SAFER:On Friday, Joe Acanfora appeared in the U.S. District Court for the District of Maryland. There he asked for a preliminary injunction against the board of education so that he could be put back in the classroom until his case could be tried. The board of education asked that Acanfora’s suit against them be dismissed. The judge denied Acanfora’s plea for immediate reinstatement, but also refused to dismiss the case. It is scheduled to be heard in its entirety on the 26th of March -- 30 days from now.


Volume V, Number 12
Sunday, March 4, 1973
6:00 – 7:00 PM, EST

SAFER:It was predictable, We were flooded with mail last week about our story on Joe Acanfora, the homosexual teacher who lost his job.

One viewer said: “[Having heard teachers described as] frustrated old maids and dirty old men … from where I sit, homosexuality doesn’t look that bad.”

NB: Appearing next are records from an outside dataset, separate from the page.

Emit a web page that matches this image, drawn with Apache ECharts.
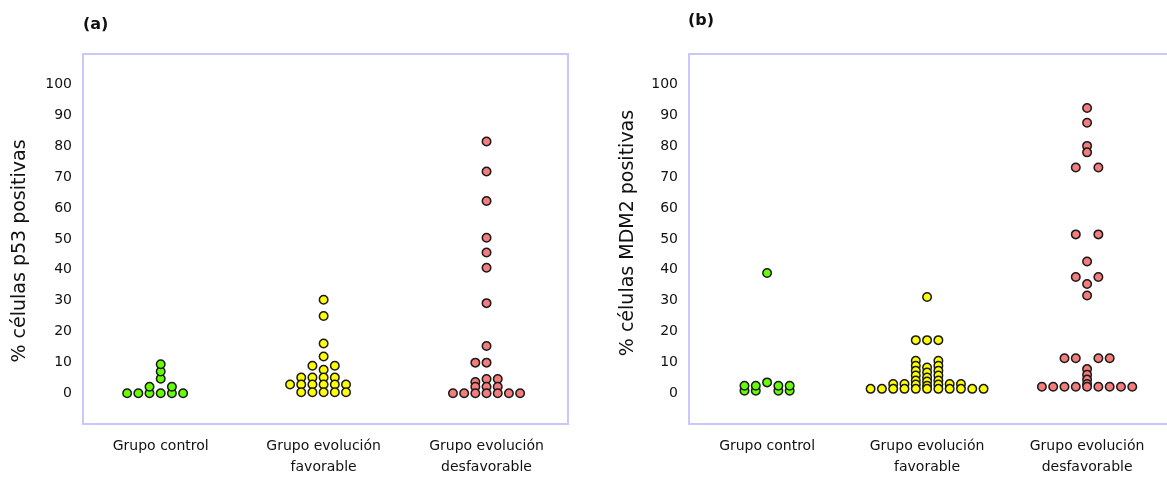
<!DOCTYPE html>
<html>
<head>
<meta charset="utf-8">
<script src="https://cdn.jsdelivr.net/npm/echarts@6/dist/echarts.min.js"></script>
<style>
  html, body { margin: 0; padding: 0; background: #fff; }
  #chart { width: 1167px; height: 478px; }
</style>
</head>
<body>
<div id="chart"></div>
<script>
// categorias y ejes
var groupNames = ['Grupo control', 'Grupo evolución\nfavorable', 'Grupo evolución\ndesfavorable'];
var yTicks = [0, 10, 20, 30, 40, 50, 60, 70, 80, 90, 100];

// (a) p53 - valores y columna del punto dentro del grupo
var p53Control = [0, 0, 0, 2.1, 0, 4.7, 7.0, 9.4, 0, 2.1, 0];
var p53ControlCol = [-3, -2, -1, -1, 0, 0, 0, 0, 1, 1, 2];
var p53Fav = [30.3, 25.0, 16.1, 11.9, 7.6, 5.1, 2.8, 0.3,
  8.9, 5.1, 2.8, 0.3,
  8.9, 5.1, 2.8, 0.3,
  5.1, 2.8, 0.3,
  2.8,
  2.8, 0.3];
var p53FavCol = [0, 0, 0, 0, 0, 0, 0, 0,
  -1, -1, -1, -1,
  1, 1, 1, 1,
  -2, -2, -2,
  -3,
  2, 2];
var p53Desf = [81.6, 71.9, 62.3, 50.4, 45.6, 40.7, 29.2, 15.3, 9.9, 4.6, 2.1, 0,
  9.9, 3.6, 2.1, 0,
  4.6, 2.1, 0,
  0, 0, 0, 0];
var p53DesfCol = [0, 0, 0, 0, 0, 0, 0, 0, 0, 0, 0, 0,
  -1, -1, -1, -1,
  1, 1, 1,
  -3, -2, 2, 3];

// (b) MDM2
var mdmControl = [0.8, 2.4, 0.8, 2.4, 3.5, 39, 0.8, 2.4, 0.8, 2.4];
var mdmControlCol = [-2, -2, -1, -1, 0, 0, 1, 1, 2, 2];
var mdmFav = [31.2, 17.2, 17.2, 17.2,
  10.5, 8.9, 7.3, 5.7, 4.1, 2.8, 1.4,
  8.3, 6.7, 5.1, 3.8, 2.4, 1.4,
  10.5, 8.9, 7.3, 5.7, 4.1, 2.8, 1.4,
  3.0, 1.4, 3.0, 1.4, 3.0, 1.4, 3.0, 1.4,
  1.4, 1.4, 1.4, 1.4];
var mdmFavCol = [0, -1, 0, 1,
  -1, -1, -1, -1, -1, -1, -1,
  0, 0, 0, 0, 0, 0,
  1, 1, 1, 1, 1, 1, 1,
  -3, -3, -2, -2, 2, 2, 3, 3,
  -5, -4, 4, 5];
var mdmDesf = [92.5, 87.7, 80.2, 78.1, 42.7, 35.4, 31.7, 7.8, 6.0, 4.4, 3.0, 2.1,
  73.2, 51.5, 37.7, 11.3, 2.1,
  73.2, 51.5, 37.7, 11.3, 2.1,
  11.3, 2.1, 11.3, 2.1,
  2.1, 2.1, 2.1, 2.1];
var mdmDesfCol = [0, 0, 0, 0, 0, 0, 0, 0, 0, 0, 0, 0,
  -1, -1, -1, -1, -1,
  1, 1, 1, 1, 1,
  -2, -2, 2, 2,
  -4, -3, 3, 4];

var colors = ['#66ff00', '#ffff00', '#f47c7c'];
var font = 'DejaVu Sans';
var frame = { color: '#c8c8ff', width: 2 };

function pts(vals, cols, group, step) {
  var out = [];
  for (var i = 0; i < vals.length; i++) {
    out.push([group + cols[i] * step, vals[i]]);
  }
  return out;
}

function dots(name, vals, cols, group, step, xIdx, yIdx) {
  return {
    name: name,
    type: 'scatter',
    xAxisIndex: xIdx,
    yAxisIndex: yIdx,
    symbol: 'circle',
    symbolSize: 8.5,
    silent: true,
    itemStyle: {
      color: colors[group - 1],
      borderColor: '#1a1a1a',
      borderWidth: 1.5,
      opacity: 1
    },
    data: pts(vals, cols, group, step)
  };
}

function xAxisFor(panel, min, max, lineOn) {
  return {
    type: 'value',
    gridIndex: panel,
    min: min,
    max: max,
    axisLine: { show: lineOn, onZero: false, lineStyle: frame },
    axisTick: { show: false },
    splitLine: { show: false },
    axisLabel: {
      customValues: [1, 2, 3],
      formatter: function (v) { return groupNames[Math.round(v) - 1]; },
      margin: 12,
      fontFamily: font,
      fontSize: 14,
      lineHeight: 21,
      color: '#111'
    }
  };
}

function yAxisFor(panel, title, gap, pad, lineOn) {
  return {
    type: 'value',
    gridIndex: panel,
    min: -10,
    max: 110,
    name: title,
    nameLocation: 'middle',
    nameGap: gap,
    nameTextStyle: {
      fontFamily: font,
      fontSize: 19,
      color: '#111',
      padding: pad
    },
    axisLine: { show: lineOn, onZero: false, lineStyle: frame },
    axisTick: { show: false },
    splitLine: { show: false },
    axisLabel: {
      customValues: yTicks,
      margin: 11,
      fontFamily: font,
      fontSize: 14,
      color: '#111'
    }
  };
}

var chart = echarts.init(document.getElementById('chart'), null, { renderer: 'canvas' });

chart.setOption({
  animation: false,
  backgroundColor: '#fff',
  title: [
    { text: '(a)', left: 83, top: 17, padding: 0,
      textStyle: { fontFamily: font, fontSize: 16, fontWeight: 'bold', color: '#111' } },
    { text: '(b)', left: 688, top: 13, padding: 0,
      textStyle: { fontFamily: font, fontSize: 16, fontWeight: 'bold', color: '#111' } }
  ],
  grid: [
    { left: 83, top: 54, width: 485, height: 373, show: true,
      borderColor: frame.color, borderWidth: frame.width, backgroundColor: 'transparent' },
    // el panel (b) queda cortado por la derecha: marco solo con lineas de eje
    { left: 689, top: 54, right: 0, height: 372, show: false }
  ],
  xAxis: [
    xAxisFor(0, 0.523, 3.5, false),
    xAxisFor(1, 0.512, 3.4995, true),
    {
      type: 'value', gridIndex: 1, position: 'top', min: 0.512, max: 3.4995,
      axisLine: { show: true, onZero: false, lineStyle: frame },
      axisTick: { show: false }, axisLabel: { show: false }, splitLine: { show: false }
    }
  ],
  yAxis: [
    yAxisFor(0, '% células p53 positivas', 53, [0, 24, 0, 0], false),
    yAxisFor(1, '% células MDM2 positivas', 51, [0, 0, 0, 12], true)
  ],
  series: [
    dots('p53 control', p53Control, p53ControlCol, 1, 0.0687, 0, 0),
    dots('p53 favorable', p53Fav, p53FavCol, 2, 0.0687, 0, 0),
    dots('p53 desfavorable', p53Desf, p53DesfCol, 3, 0.0687, 0, 0),
    dots('MDM2 control', mdmControl, mdmControlCol, 1, 0.0706, 1, 1),
    dots('MDM2 favorable', mdmFav, mdmFavCol, 2, 0.0706, 1, 1),
    dots('MDM2 desfavorable', mdmDesf, mdmDesfCol, 3, 0.0706, 1, 1)
  ]
});
</script>
</body>
</html>
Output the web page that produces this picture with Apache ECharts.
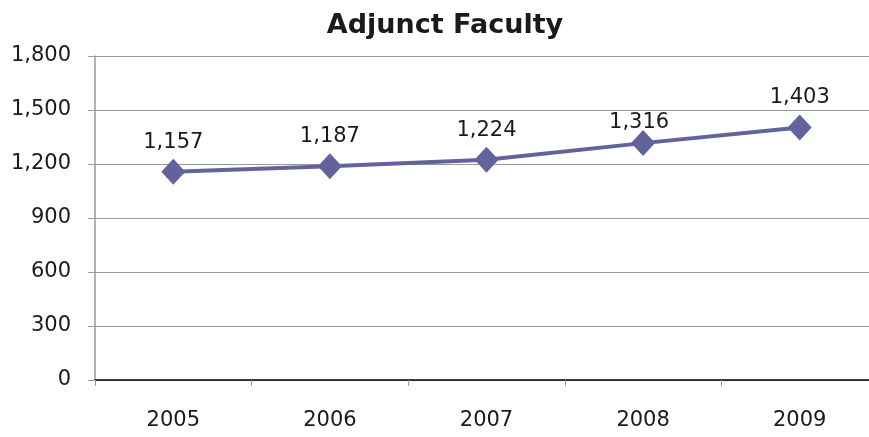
<!DOCTYPE html>
<html>
<head>
<meta charset="utf-8">
<script src="https://cdn.jsdelivr.net/npm/echarts@6/dist/echarts.min.js"></script>
<style>
html,body{margin:0;padding:0;background:#fff;overflow:hidden;}
#chart{width:878px;height:437px;}
</style>
</head>
<body>
<div id="chart"></div>
<script>
var years = ['2005', '2006', '2007', '2008', '2009'];
var faculty = [1157, 1187, 1224, 1316, 1403];
var yTicks = {min: 0, max: 1800, step: 300};

// plot runs a little past the right edge of the picture, like the original
var myChart = echarts.init(document.getElementById('chart'));

// the 2008 label sits a bit lower in the original
var seriesData = faculty.map(function (v, i) {
    if (i == 3) return {value: v, label: {offset: [-4, 9]}};
    return v;
});

var option = {
    animation: false,
    title: {
        text: 'Adjunct Faculty',
        left: 440,
        textAlign: 'center',
        top: 7,
        textStyle: {
            fontFamily: 'DejaVu Sans',
            fontWeight: 'bold',
            fontSize: 27,
            color: '#1a1a1a'
        }
    },
    grid: {left: 95, top: 56, right: 0, height: 324},
    xAxis: {
        type: 'category',
        data: years,
        boundaryGap: true,
        axisLine: {lineStyle: {color: '#000', width: 1.5}},
        axisTick: {show: true, length: 6, lineStyle: {color: '#999'}},
        axisLabel: {
            fontFamily: 'DejaVu Sans',
            fontSize: 21,
            color: '#1a1a1a',
            margin: 30
        }
    },
    yAxis: {
        type: 'value',
        min: yTicks.min,
        max: yTicks.max,
        interval: yTicks.step,
        axisLine: {show: true, lineStyle: {color: '#999', width: 1.5}},
        axisTick: {show: true, length: 7, lineStyle: {color: '#999'}},
        splitLine: {lineStyle: {color: '#999', width: 1.2}},
        axisLabel: {
            fontFamily: 'DejaVu Sans',
            fontSize: 21,
            color: '#1a1a1a',
            margin: 24,
            formatter: function (v) { return v.toLocaleString('en-US'); }
        }
    },
    series: [{
        type: 'line',
        data: seriesData,
        symbol: 'diamond',
        symbolSize: [24, 26],
        lineStyle: {color: '#62629c', width: 4},
        itemStyle: {color: '#62629c'},
        label: {
            show: true,
            position: 'top',
            distance: 6,
            fontFamily: 'DejaVu Sans',
            fontSize: 21,
            color: '#1a1a1a',
            formatter: function (p) { return p.value.toLocaleString('en-US'); }
        }
    }]
};
myChart.setOption(option);
</script>
</body>
</html>
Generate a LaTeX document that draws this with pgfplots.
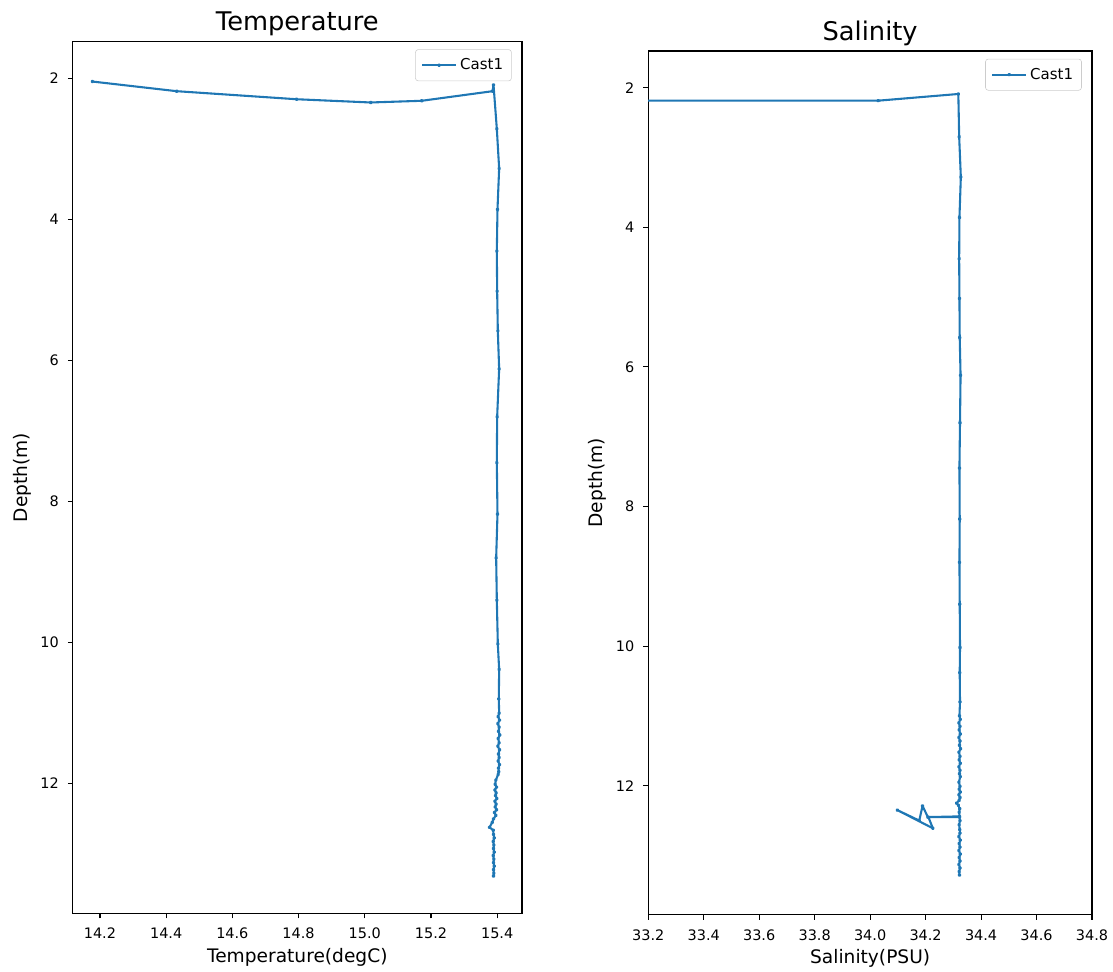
\documentclass[border=0pt]{standalone}
\usepackage{fontspec}
\setmainfont{DejaVu Sans}
\usepackage{pgfplots}
\pgfplotsset{compat=1.18}
\definecolor{mplblue}{HTML}{1F77B4}

\pgfplotsset{
  ctd/.style={
    scale only axis,
    anchor=south west,
    y dir=reverse,
    tick pos=left,
    tick align=outside,
    major tick length=3.5pt,
    axis line style={line width=0.8pt},
    every tick/.style={line width=0.8pt, black},
    tick label style={font=\fontsize{10.4}{12}\selectfont},
    xticklabel style={yshift=-3.4pt},
    yticklabel style={xshift=-3pt},
    /pgf/number format/assume math mode=true,
    label style={font=\fontsize{13.4}{16}\selectfont},
    title style={font=\fontsize{18.5}{22}\selectfont, at={(0.5,1)}, anchor=base, yshift=1.8pt},
    xlabel style={at={(0.5,0)}, anchor=base, yshift=-35pt},
    ylabel style={at={(0,0.5)}, anchor=center, yshift=36.5pt},
    legend style={at={(1,1)}, anchor=north east, xshift=-7.4pt, yshift=-5.6pt,
                  draw=black!20, rounded corners=2pt,
                  font=\fontsize{10.8}{13}\selectfont,
                  inner xsep=4pt, inner ysep=4.5pt},
    legend cell align=left,
    legend image code/.code={
      \draw[mark repeat=2, mark phase=2, #1]
        plot coordinates {(0pt,0pt) (12.3pt,0pt) (24.7pt,0pt)};
    },
    ytick={2,4,6,8,10,12},
  },
  cast/.style={mplblue, line width=1.5pt, mark=*, mark size=0.6pt, line join=round},
}

\begin{document}
\begin{tikzpicture}
\useasboundingbox (-52.3pt,-41.5pt) rectangle (749.0pt,657.6pt);

% temperature profile
\begin{axis}[ctd,
  at={(0pt,0pt)},
  width=323.5pt, height=627.7pt,
  xmin=14.1175, xmax=15.475,
  ymin=1.48, ymax=13.84,
  xtick={14.2,14.4,14.6,14.8,15.0,15.2,15.4},
  xticklabel style={/pgf/number format/.cd, fixed, fixed zerofill, precision=1},
  title={Temperature},
  xlabel={Temperature(degC)},
  ylabel={Depth(m)},
]
\addplot[cast] coordinates {
  (14.177,2.047) (14.432,2.184) (14.794,2.298) (15.018,2.344) (15.172,2.320)
  (15.386,2.184) (15.389,2.094) (15.399,2.717) (15.406,3.280) (15.401,3.86)
  (15.399,4.45) (15.400,5.02) (15.402,5.58) (15.406,6.12) (15.400,6.80)
  (15.399,7.45) (15.401,8.18) (15.397,8.80) (15.399,9.40) (15.402,10.02)
  (15.406,10.38) (15.405,10.80) (15.406,11.00) (15.403,11.05) (15.407,11.10)
  (15.402,11.15) (15.406,11.20) (15.404,11.26) (15.408,11.31) (15.403,11.36)
  (15.406,11.42) (15.402,11.47) (15.407,11.52) (15.404,11.58) (15.406,11.63)
  (15.403,11.68) (15.407,11.73) (15.404,11.78) (15.405,11.83) (15.403,11.87)
  (15.396,11.95) (15.394,12.01) (15.398,12.05) (15.393,12.09) (15.397,12.13)
  (15.395,12.17) (15.399,12.21) (15.393,12.25) (15.397,12.29) (15.394,12.33)
  (15.398,12.37) (15.392,12.41) (15.396,12.45) (15.389,12.50) (15.385,12.55)
  (15.377,12.62) (15.388,12.66) (15.389,12.72) (15.391,12.77) (15.388,12.82)
  (15.390,12.87) (15.389,12.92) (15.391,12.97) (15.388,13.02) (15.390,13.07)
  (15.389,13.12) (15.391,13.17) (15.389,13.22) (15.390,13.27) (15.389,13.31)
};
\legend{Cast1}
\end{axis}

% salinity profile
\begin{axis}[ctd,
  at={(414.4pt,-1.0pt)},
  width=319.5pt, height=621.9pt,
  xmin=33.2, xmax=34.8,
  ymin=1.474, ymax=13.85,
  xtick={33.2,33.4,33.6,33.8,34.0,34.2,34.4,34.6,34.8},
  xticklabel style={/pgf/number format/.cd, fixed, fixed zerofill, precision=1},
  title={Salinity},
  xlabel={Salinity(PSU)},
  ylabel={Depth(m)},
]
\addplot[cast] coordinates {
  (33.000,2.186) (34.029,2.186) (34.318,2.090) (34.321,2.702) (34.327,3.28)
  (34.322,3.86) (34.321,4.45) (34.322,5.02) (34.323,5.58) (34.326,6.12)
  (34.324,6.80) (34.322,7.45) (34.323,8.18) (34.322,8.80) (34.323,9.40)
  (34.324,10.02) (34.323,10.38) (34.324,10.80) (34.322,11.00) (34.325,11.05)
  (34.320,11.10) (34.324,11.15) (34.321,11.20) (34.325,11.26) (34.320,11.31)
  (34.324,11.36) (34.322,11.42) (34.326,11.47) (34.320,11.52) (34.324,11.58)
  (34.321,11.63) (34.325,11.68) (34.320,11.73) (34.324,11.78) (34.322,11.83)
  (34.325,11.87) (34.320,11.95) (34.324,12.01) (34.321,12.05) (34.325,12.09)
  (34.320,12.13) (34.324,12.17) (34.321,12.21) (34.312,12.25) (34.318,12.28)
  (34.323,12.33) (34.321,12.38) (34.322,12.44) (34.210,12.45) (34.226,12.61)
  (34.098,12.35) (34.177,12.50) (34.189,12.29) (34.208,12.45) (34.322,12.45)
  (34.324,12.50) (34.321,12.56) (34.323,12.63) (34.324,12.68)
  (34.320,12.73) (34.325,12.78) (34.321,12.83) (34.324,12.88) (34.320,12.93)
  (34.325,12.98) (34.321,13.03) (34.324,13.08) (34.320,13.13) (34.324,13.18)
  (34.321,13.23) (34.322,13.28)
};
\legend{Cast1}
\end{axis}
\end{tikzpicture}
\end{document}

About the minister who quoted the Scriptures to justify his case against a homosexual teacher, a viewer wrote: “As a dedicated member of the Southern Baptist Church, I am disturbed … Why are the most backward sectarian mouths chosen to exemplify the church’s position?”

Another viewer wrote: “[Putting Joe Acanfora in the classroom] is just like putting the fox in the henhouse.”

But there was a letter that said: “Socrates, one of the greatest teachers in history, was a homosexual.”

Followed by: “These so-called liberals give me a pain in my you-know-what. They would be the first to … squawk if one of their sons were molested. Good God, how broad-minded can you get?”

A high school principal who described himself as a homosexual, and understandably left his letter unsigned, said: “Latent homosexuals [with their counterfeit masculinity] pose [more of a threat] to boys [than does Joe Acanfora].”

And finally, there was this: “It does surprise me … how some people can still be so incredibly naïve. As Joe’s parents, we are placing our faith and hope in the more real and human people. For my son Joe, it is impossible to express my admiration for him.”

I’m Morley Safer.

WALLACE:I’m Mike Wallace. We will be back next Sunday with another edition of 60 MINUTES.